The three‑stage tower includes a corner octagonal stair turret that rises above the castellated parapet as a gableted pinnacle, and the lower stage displays grotesque heads. The west elevation contains a four‑light window beneath clock faces, while the belfry has two‑light openings flanked by blind recesses. Corner pinnacles complete the composition.

===Interior===
Internally, the double‑chamfered nave arcade is carried on clustered columns with naturalistic capitals carved by Thomas Earp. The nave is covered by a rafter roof, while the chancel has a barrel roof. The two‑bay chancel is divided from the side chapels by wrought‑iron screens. The reredos and chancel contain polychromatic inlaid masonry panelling, along with Minton floor tiles, a piscina, and a sedilia.

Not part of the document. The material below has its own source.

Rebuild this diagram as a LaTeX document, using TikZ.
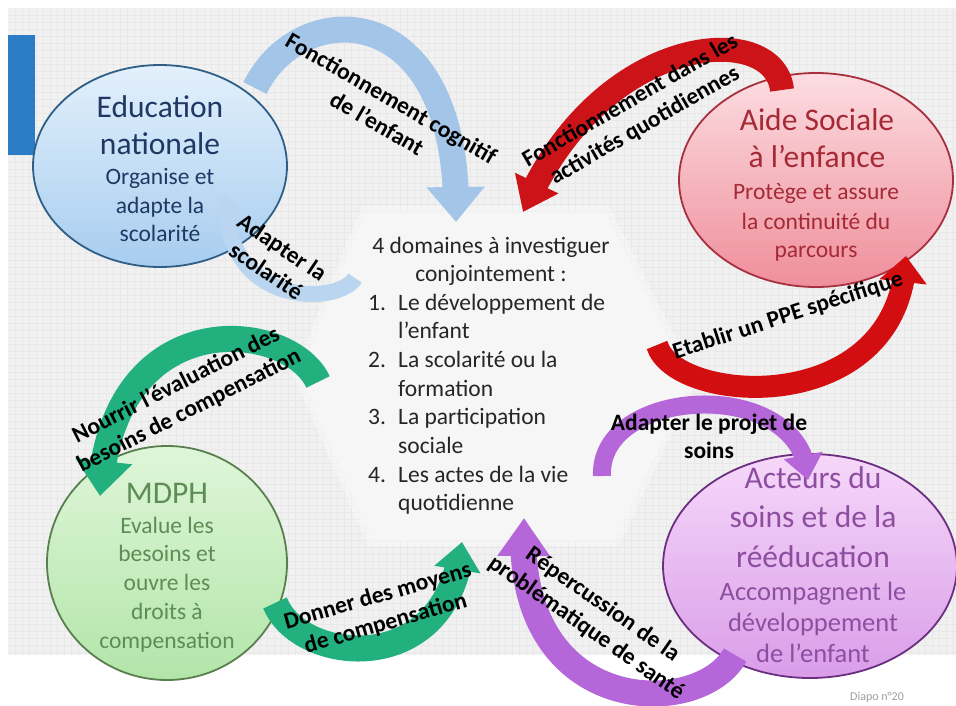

The font and pulpit are in stone with fleuron‑motif enrichment, and the font has an unusual cast-iron cover. An organ chamber, timber pews, and stalls are present. A stone at the base of the tower records the death of the architect in 1881. Stained glass windows by both Charles Eamer Kempe and Morris & Co. are also installed.

==Associated lychgate==
A lychgate constructed around 1920 serves as the site's First World War memorial and is separately listed at Grade II. Built of ashlar masonry and roofed in slate, it is designed in the Gothic Revival style. The structure features pointed arches with moulded detailing, along with angled corner buttresses containing statues set within cusped niches. Each side is fitted with a five‑light window with cusped tracery. The front and rear gables carry a crucifix and a statue beneath a cusped canopy respectively, accompanied by inscriptions from both the Old and New Testaments. Inside, the masonry bears carved rolls of honour commemorating the fallen.